Nous sommes donc là on l’interface du droit et de la biologie. Le développement des nouveaux médicaments et les thérapies cellulaires, géniques, supposent une adaptation de la norme juridique.
NORMES
Revue Sociologie Santé
8 rue du Général Bordas 33400 Talence
Les textes soumis au Comité de rédaction de la Revue Sociologie Santé doivent être adressés par courrier électronique à sociologie_sante_redaction@yahoo.fr ou à kotobi@free.fr
Ils sont dactylographiés selon la forme la plus simple : les titres et sous-titres sont numérotés sans être hiérarchisés par une police de caractères particulière. Les notes sont situées en bas de page (procédure d’appel de note à partir du logiciel Word).
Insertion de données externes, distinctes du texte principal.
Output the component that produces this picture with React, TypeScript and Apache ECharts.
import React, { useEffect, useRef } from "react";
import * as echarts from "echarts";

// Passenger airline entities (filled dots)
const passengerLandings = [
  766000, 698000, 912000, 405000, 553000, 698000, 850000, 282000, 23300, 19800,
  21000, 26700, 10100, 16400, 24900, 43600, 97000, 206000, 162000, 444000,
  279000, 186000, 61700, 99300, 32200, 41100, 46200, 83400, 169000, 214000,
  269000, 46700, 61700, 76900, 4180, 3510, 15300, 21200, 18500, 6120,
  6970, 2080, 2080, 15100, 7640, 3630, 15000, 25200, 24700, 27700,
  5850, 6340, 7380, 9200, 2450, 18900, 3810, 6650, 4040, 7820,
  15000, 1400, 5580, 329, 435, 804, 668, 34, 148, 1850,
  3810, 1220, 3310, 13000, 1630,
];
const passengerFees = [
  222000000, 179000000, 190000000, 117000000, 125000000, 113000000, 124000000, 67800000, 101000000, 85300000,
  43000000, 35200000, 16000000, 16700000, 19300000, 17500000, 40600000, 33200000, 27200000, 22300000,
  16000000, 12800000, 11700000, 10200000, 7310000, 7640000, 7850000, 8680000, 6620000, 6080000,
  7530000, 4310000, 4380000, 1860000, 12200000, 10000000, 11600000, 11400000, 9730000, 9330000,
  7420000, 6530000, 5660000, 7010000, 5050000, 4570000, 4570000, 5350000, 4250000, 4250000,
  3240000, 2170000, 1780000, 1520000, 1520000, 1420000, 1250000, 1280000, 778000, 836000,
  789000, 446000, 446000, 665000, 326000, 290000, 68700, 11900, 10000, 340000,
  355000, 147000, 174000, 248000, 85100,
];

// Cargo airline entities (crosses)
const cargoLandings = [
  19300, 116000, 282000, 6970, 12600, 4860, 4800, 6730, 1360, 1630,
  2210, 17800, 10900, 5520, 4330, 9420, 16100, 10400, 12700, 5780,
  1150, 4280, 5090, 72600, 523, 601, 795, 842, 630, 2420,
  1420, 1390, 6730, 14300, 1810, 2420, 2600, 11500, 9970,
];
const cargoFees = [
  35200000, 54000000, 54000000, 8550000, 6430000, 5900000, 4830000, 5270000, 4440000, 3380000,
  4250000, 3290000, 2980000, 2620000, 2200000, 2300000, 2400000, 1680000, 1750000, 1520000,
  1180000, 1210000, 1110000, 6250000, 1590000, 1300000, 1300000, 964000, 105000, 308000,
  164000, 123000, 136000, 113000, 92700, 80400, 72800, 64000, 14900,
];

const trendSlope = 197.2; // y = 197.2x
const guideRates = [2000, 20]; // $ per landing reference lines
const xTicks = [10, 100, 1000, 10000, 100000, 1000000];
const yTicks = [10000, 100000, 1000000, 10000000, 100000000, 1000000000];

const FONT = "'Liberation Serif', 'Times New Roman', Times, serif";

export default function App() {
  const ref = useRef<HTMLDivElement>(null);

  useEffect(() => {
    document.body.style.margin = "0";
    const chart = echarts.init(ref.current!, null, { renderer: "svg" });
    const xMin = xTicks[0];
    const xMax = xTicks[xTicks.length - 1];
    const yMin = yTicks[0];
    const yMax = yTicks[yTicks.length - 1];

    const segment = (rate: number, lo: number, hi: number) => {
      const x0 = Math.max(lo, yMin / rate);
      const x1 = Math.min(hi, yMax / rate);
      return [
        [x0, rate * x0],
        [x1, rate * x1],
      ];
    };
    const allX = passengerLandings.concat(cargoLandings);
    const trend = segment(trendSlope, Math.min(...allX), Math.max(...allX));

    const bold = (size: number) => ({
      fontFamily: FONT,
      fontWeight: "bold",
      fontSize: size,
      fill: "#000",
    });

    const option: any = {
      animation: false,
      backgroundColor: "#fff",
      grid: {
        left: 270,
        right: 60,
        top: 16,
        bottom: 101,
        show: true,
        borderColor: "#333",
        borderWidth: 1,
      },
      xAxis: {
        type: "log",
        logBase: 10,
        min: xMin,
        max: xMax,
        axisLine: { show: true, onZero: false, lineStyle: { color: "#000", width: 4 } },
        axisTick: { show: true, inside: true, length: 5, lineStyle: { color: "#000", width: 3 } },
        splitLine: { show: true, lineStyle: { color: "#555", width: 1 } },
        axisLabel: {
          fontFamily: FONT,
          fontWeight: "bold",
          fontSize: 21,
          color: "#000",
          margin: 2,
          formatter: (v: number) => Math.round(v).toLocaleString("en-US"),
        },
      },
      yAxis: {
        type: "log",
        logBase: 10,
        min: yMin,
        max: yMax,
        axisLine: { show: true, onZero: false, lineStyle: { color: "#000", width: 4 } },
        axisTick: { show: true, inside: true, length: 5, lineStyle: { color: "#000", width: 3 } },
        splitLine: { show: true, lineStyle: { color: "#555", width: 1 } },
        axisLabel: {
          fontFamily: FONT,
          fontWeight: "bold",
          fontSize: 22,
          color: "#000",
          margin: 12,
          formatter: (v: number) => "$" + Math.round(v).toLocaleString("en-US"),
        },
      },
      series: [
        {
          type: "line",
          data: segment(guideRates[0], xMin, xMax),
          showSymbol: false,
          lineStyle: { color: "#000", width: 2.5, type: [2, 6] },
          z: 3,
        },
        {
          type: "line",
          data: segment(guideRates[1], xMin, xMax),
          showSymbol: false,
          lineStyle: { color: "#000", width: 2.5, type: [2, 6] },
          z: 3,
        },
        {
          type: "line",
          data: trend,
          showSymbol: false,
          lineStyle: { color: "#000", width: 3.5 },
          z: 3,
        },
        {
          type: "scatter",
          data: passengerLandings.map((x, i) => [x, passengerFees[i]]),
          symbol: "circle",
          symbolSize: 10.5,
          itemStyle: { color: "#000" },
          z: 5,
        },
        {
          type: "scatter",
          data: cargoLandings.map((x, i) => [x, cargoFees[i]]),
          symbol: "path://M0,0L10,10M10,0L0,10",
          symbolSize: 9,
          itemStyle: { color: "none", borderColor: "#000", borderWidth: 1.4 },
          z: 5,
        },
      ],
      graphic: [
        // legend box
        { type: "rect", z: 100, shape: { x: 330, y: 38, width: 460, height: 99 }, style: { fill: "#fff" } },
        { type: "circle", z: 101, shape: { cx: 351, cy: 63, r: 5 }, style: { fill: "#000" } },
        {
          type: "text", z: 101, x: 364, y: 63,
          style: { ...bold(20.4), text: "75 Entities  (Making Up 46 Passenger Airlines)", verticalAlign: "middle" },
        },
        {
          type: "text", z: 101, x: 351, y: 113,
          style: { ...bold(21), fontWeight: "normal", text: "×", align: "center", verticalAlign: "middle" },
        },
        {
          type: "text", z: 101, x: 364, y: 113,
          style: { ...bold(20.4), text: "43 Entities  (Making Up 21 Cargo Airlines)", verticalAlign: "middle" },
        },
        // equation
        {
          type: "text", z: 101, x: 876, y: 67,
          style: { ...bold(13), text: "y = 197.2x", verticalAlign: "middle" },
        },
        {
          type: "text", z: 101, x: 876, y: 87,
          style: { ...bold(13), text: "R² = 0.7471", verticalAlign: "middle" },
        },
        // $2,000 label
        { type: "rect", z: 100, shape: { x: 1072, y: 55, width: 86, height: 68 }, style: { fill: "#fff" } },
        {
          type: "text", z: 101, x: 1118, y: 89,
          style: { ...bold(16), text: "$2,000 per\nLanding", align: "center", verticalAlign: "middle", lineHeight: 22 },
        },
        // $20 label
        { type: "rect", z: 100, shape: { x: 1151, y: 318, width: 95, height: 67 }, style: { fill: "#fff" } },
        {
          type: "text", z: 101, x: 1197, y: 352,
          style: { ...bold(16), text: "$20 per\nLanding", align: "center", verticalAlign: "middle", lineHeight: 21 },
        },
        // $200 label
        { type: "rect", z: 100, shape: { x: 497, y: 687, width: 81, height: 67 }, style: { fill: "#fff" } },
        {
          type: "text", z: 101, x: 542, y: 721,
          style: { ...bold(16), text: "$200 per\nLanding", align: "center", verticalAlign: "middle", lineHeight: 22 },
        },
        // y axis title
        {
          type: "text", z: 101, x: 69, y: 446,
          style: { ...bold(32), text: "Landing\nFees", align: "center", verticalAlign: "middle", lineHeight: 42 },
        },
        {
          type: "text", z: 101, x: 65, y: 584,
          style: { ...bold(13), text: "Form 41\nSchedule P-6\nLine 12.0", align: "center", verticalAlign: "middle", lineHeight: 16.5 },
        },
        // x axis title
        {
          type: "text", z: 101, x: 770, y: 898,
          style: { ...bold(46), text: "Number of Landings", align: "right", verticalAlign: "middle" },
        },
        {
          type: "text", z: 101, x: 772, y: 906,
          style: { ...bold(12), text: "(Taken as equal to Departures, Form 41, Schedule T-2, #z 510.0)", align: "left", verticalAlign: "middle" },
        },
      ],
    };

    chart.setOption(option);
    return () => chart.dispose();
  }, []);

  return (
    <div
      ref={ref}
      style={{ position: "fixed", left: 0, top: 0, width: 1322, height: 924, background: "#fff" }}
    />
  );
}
Les articles proposés ne peuvent dépasser 50 000 signes, espaces, notes, tableaux, graphiques et illustrations compris. Ils sont impérativement accompagnés d’un résumé en français et en anglais de 1 000 signes au maximum, portant également la traduction anglaise du titre de l’article ainsi que d’une série de mots-clefs, en français et en anglais.
Les nom et prénom(s) des auteurs des articles proposés sont accompagnés de leur titre et de leur adresse institutionnelle, et, si possible, d’un numéro de téléphone personnel (destiné à la seule rédaction) ainsi que d’une adresse électronique.
Conventions bibliographiques
Nous recommandons aux auteurs d’adopter les normes typographiques de l’éditeur : times 10 espacement 12.
Les conventions générales pour la bibliographie sont les suivantes :
Livres : NOM Prénom (en entiers), titre complet en italique, lieu d’édition, éditeur, année d’édition, nombre de pages.
Articles : NOM Prénom (en entier), « titre complet entre guillemets », titre de la revue (en entier et non abrégé), catalogue, actes... (en italique), date, numéro, pagination.
Contributions à des ouvrages collectifs : NOM Prénom (en entier), « titre entre guillemets », dans NOM Prénom (en entier) [dir.], titre de l’ouvrage, catalogue, actes, mélanges... (en italique), lieu d’édition, éditeur, année d’édition, pagination.
Enfin nous invitons les auteurs à proposer pour leur article un titre concis.
Figures et cartes
Figures, cartes et graphiques doivent être fournies avec leur titre sur support informatique et doivent pouvoir s’insérer dans le "gabarit" de la Revue à savoir : en largeur 12 cm maximum et en hauteur 18 cm maximum. L’auteur doit s’assurer de leur lisibilité. L’impression est en nuances de gris (donc pas en couleur).
Procédure d’expertise
Dès réception, les articles sont confiés à deux lecteurs choisis par le Comité de rédaction dans le conseil scientifique ou extérieurs à la revue. L’auteur est informé des suites données à son texte. Les manuscrits non retenus ne sont pas retournés. Les textes retenus sont renvoyés à l’auteur après corrections pour qu’il valide celles-ci ou apporte les modifications nécessaires.